Koteles was later charged with, and found not guilty of, stealing funds from the Manitoba Folk Arts Council. Jurors in the case were informed that Koteles had deposited $103,759 of Folklorama funds into his law firm's trust account in the summer of 1976. He stated that the money was put there to ensure creditors would be paid. Evidence also showed that Koteles transferred $43,540 from that account to his law firm's general account in 1976 in 1977. He said these funds were justifiable indemnifications for legal fees and losses to his business practice. Prior to the trial, it was reported that the Royal Canadian Mounted Police (RCMP) mysteriously cut short an investigation into an alleged theft by RCMP officers of Koteles's financial documents pertaining to the Folklorama case.

Electoral record
| Election | Division | Party | Votes | % | Place | Winner |
|---|---|---|---|---|---|---|
| 1966 provincial | Wolseley | Liberal | 1,780 | 27.78 | 2/3 | Dufferin Roblin, Progressive Conservative |
| provincial by-election, 20 February 1969 | Wolseley | Liberal | 1,530 | 33.01 | 2/3 | Leonard Claydon, Progressive Conservative |

==By-elections==
===Birtle-Russell, 20 February 1969: Edward Shust===
Edward Shust was forty-seven years old at the time of the by-election, and was a farmer in Rossburn. He was chair of the Pelly Trail School Division, and a former reeve of the Rural Municipality of Rossburn. He received 1,406 votes (30.85%), finishing second against Progressive Conservative candidate Harry Graham. Shust died in 1994, at age 73.

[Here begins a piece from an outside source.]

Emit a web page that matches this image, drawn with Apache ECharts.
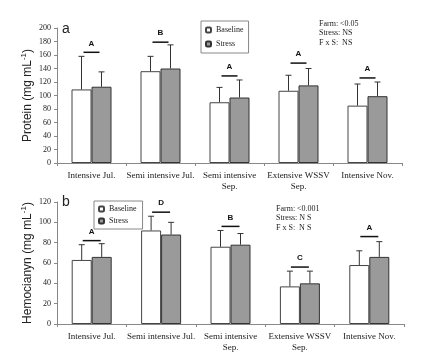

===Churchill, 20 February 1969: Garry Walsh===
Gary Walsh was originally from Sioux Lookout, Ontario, and moved to Thompson, Manitoba in 1962. He was twenty-seven years old at the time of the by-election, and was a restaurant owner and caterer. He was also a director of the Thompson Chamber of Commerce, and president of the Thompson Young Liberal Association. Walsh had intended to contest the 1966 provincial election, but his name did not appear on the ballot because of a problem with his nomination papers. He won the party's nomination for the 1969 by-election over two other candidates, Lynn Lake merchant Walter Parepeluk and J.A. Nabess, a former executive with the Indian-Métis Federation at Thompson. The nomination process was divisive, and it was reported that some area Liberals refused to support Walsh. He received 1,709 votes (21.17%), finishing third against New Democratic Party candidate Joseph Borowski.

===Morris, 20 February 1969: Ralph Rasmussen===
Ralph Rasmussen was thirty-eight years old at the time of the election. He held an agriculture degree from the University of Manitoba, and was a farmer in Starbuck. He also served as chair of the Manitoba Liberal Party's agriculture policy committee. Rasmussen was a former school trustee, and was identified as a Lutheran in religion. During the by-election, he called for the Manitoba Development Fund to be used as a tool of regional development in rural areas, and argued that the cost of education should be shifted away from property taxes. He received 841 votes (25.77%), finishing second against Progressive Conservative candidate Warner Jorgenson.

In 2008, Rasmussen was recognized by the Credit Union Central of Manitoba for contributing thirty-five years of service to the organization.

===Wolseley, 20 February 1969: Julius Koteles===

Julius Koteles received 1,530 votes (33.01%), finishing second against Progressive Conservative candidate Leonard Claydon. See above for Koteles's biography.